Corporal punishment in South African schools has been prohibited since 1996. Yet all too often we still see reports of the law being broken — as in the most recent case, in which a 7-year-old girl from Olifantsfontein Primary was allegedly slapped so hard across the face by her teacher that she collided with the chalkboard and sustained damage to her eardrum.
According to News24, the teacher was arrested on Monday and the provincial department of education said she would be served with a notice of intention to suspend, pending an investigation into the allegation.
Senior researcher at the Children's Institute Stefanie Röhrs says: "The goal should not be to punish children who have been misbehaving. The goal should be to teach them discipline — [which is why] we say teachers should not use corporal punishment to discipline violence."
Röhrs highlights the major setbacks to hitting children.
"There are behavioural negative effects — corporal punishment increases aggressive behaviour in children. So children who are beaten have a higher risk of also using aggression on other children," she said.
According to her, there could also be mental health risks, such as children developing anxiety or depression.
She cautions, however, that there are also many challenges faced by teachers — including large classes and little training on how teachers can handle pupils without using violence.

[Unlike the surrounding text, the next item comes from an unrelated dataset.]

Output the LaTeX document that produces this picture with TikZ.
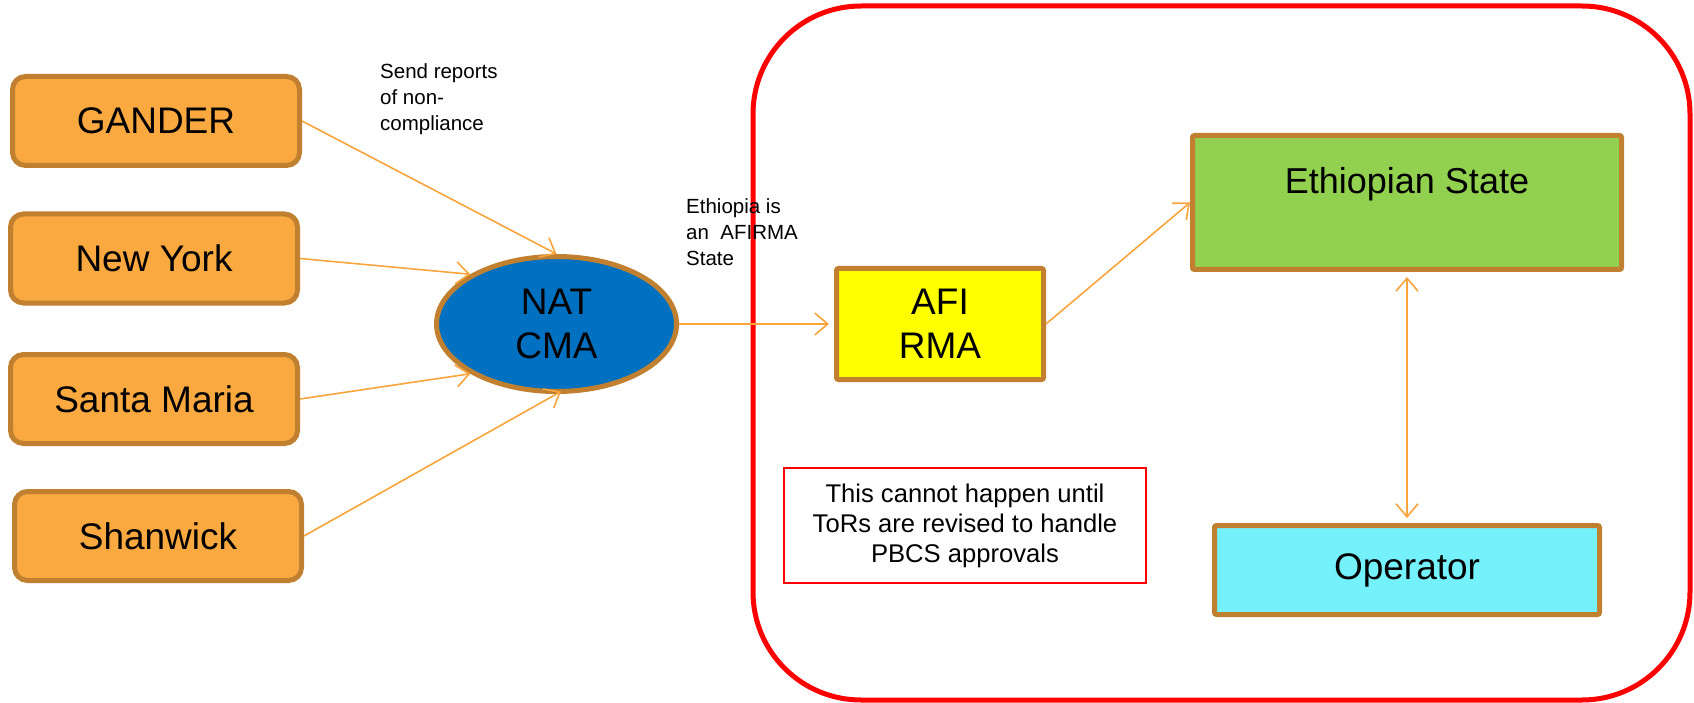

Röhrs says another major concern is the lack of consequences for teachers who have used violence to discipline pupils.
"Where there have been reports of corporal punishment, there have to be consequences — and I think at the moment, the behaviour of teachers using corporal punishment is [considered] acceptable within the school, by the principal and governing bodies."
She says it is the job of provincial department to follow up on such cases.
National department of education spokesperson Troy Martens also condemns corporal punishment.
"It is completely outlawed and illegal, not only in the South African Schools Act, but also according to the Constitution of the country," she said.
What alternatives are there?
Children's rights and Positive Parenting Unit manager at Sonke Gender Justice Wessel van den Berg says there are multiple research studies on the harmful effects of corporal punishment — or spanking, as it is euphemistically referred to.
"One major [reason not to] is that it basically demonstrates to a child that conflict should be resolved by the person who is more powerful hurting the one who is less powerful," he told HuffPost.
According to Van den Berg, although corporal punishment might achieve immediate compliance, it is not long-term.
Role modelling and explaining do that better than corporal punishment.
He says there are better methods which could be used at schools. He says the department of education should start implementing its policies on positive discipline in schools. "Role modelling and explaining do that better than corporal punishment."
He makes examples of how other methods that can be used to discipline children.
"When asked about what the alternatives are, one example is the 'good schools toolkit' from Uganda, which has been used in 600 schools and has been shown to reduce the use of physical punishment in schools significantly," he said.
The Gauteng High Court in Johannesburg ruled that the common law defence of "reasonable chastisement" is not in line with the Constitution and no longer applies in South African law — which means that even parents who hit their children could be charged.
The judgment arises from an appeal by a father who had been found guilty of assault, because he beat his 13-year-old son.
According to an affidavit by Professor Shanaaz Mathews, director of the Children's Institute at the University of Cape Town concerning the matter, there are linkages between corporal punishment and other forms of violence.
"Experiences of corporal punishment undermine trust between a parent and child and can instil mistrust, aggression and a lack of empathy in the child. This sets the child up for a pathway of emotional insecurity, and increases the likelihood [of them abusing] their own children and intimate partners."